Watykan na forum ONZ: konflikt w Syrii coraz bardziej barbarzyński
Wojna domowa w Syrii staje się coraz bardziej barbarzyńska. Świadectwem zdziczenia,
zarówno po stronie reżimu, jak i rebeliantów, jest postawa względem dzieci – uważa
abp Silvano Tomasi, stały obserwator Stolicy Apostolskiej przy genewskich agendach
ONZ. O sytuacji w tym bliskowschodnim kraju była mowa w czasie trwającej obecnie sesji
plenarnej oenzetowskiej Rady Praw Człowieka. Jak podkreśla watykański dyplomata, zbrodnie
wojenne w Syrii są dobrze znane i udokumentowane. Brak jednak woli politycznej, by
przerwać tę spiralę przemocy – mówi abp Tomasi.
„Przede wszystkim trzeba się
zająć problemem przemocy względem dzieci w kontekście konfliktu w Syrii – powiedział
Radiu Watykańskiemu papieski dyplomata. – Ten kryzys stale się pogłębia, a najwyższą
cenę płacą właśnie dzieci. Organizacje humanitarne, które pracują na miejscu, informują,
że dochodzi tam do makabrycznych scen. Na przykład zarówno rebelianci, jak i wojsko
posługują się dziećmi jako żywymi tarczami dla celów militarnych. I były przypadki,
że dzieci w takich sytuacjach rzeczywiście ginęły. Po drugie, z powodu kryzysu 280
tys. osób zostało zmuszonych do opuszczenia Syrii. W niektórych obozach, na przykład
w Jordanii, ponad 50 procent uchodźców to nieletni. Setki z nich nie mają żadnej opieki.

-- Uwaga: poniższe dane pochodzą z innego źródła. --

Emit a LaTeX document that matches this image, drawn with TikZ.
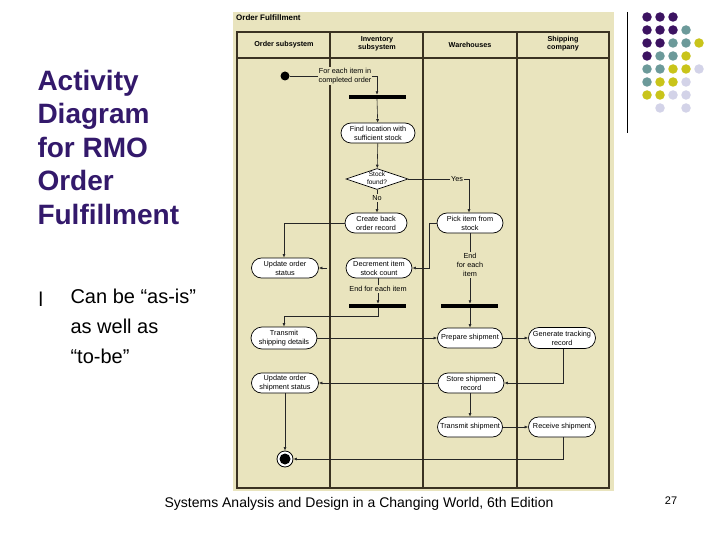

Nie wiedzą, co ze sobą zrobić i często noszą w sobie traumatyczne wspomnienia. Widzieli,
jak giną ich bliscy, przeżyli bombardowania, widzieli zmasakrowane ciała na ulicy.
W obliczu takiej sytuacji wspólnota międzynarodowa nie może zwlekać z pomocą”.
Tymczasem
wydaje się, że rokowania wspólnoty międzynarodowej od dawna już stoją w miejscu...
„W
tym momencie, jak przyznał sam sekretarz generalny ONZ, brak jest jasnej woli politycznej
ze wszystkich stron, by położyć kres przemocy w Syrii – stwierdził abp Tomasi. – Więcej,
jest zgoda co do bezcelowości konfliktu, który coraz bardziej się pogłębia, a którego
konsekwencje są naprawdę tragiczne: od 20 do 30 tys. zabitych, 280 tys. uchodźców,
którzy opuścili kraj, 1200 tys. uchodźców wewnątrz kraju. 2,5 mln osób potrzebuje
pomocy humanitarnej, by w ogóle przeżyć. Skutki konfliktu są oczywiste i dobrze udokumentowane.
Lecz mimo tego interesy polityczne różnych podmiotów uniemożliwiają podjęcie rokowań,
by powstrzymać przemoc i wynegocjować przemiany polityczne, które mogłyby uszanować
interesy wszystkich: Kurdów, chrześcijan, sunnitów, szyitów, druzów, alawitów, czyli
społeczności, które tworzą Syrię i które do niedawna żyły we względnej równowadze
i pokoju. Trzeba zatem się modlić i na wszelkie sposoby zachęcać do podjęcia dialogu,
aby położyć kres przemocy, aby dzieci mogły powrócić do szkoły i wzrastać w normalnych
warunkach, zamiast padać ofiarą tej tragedii”.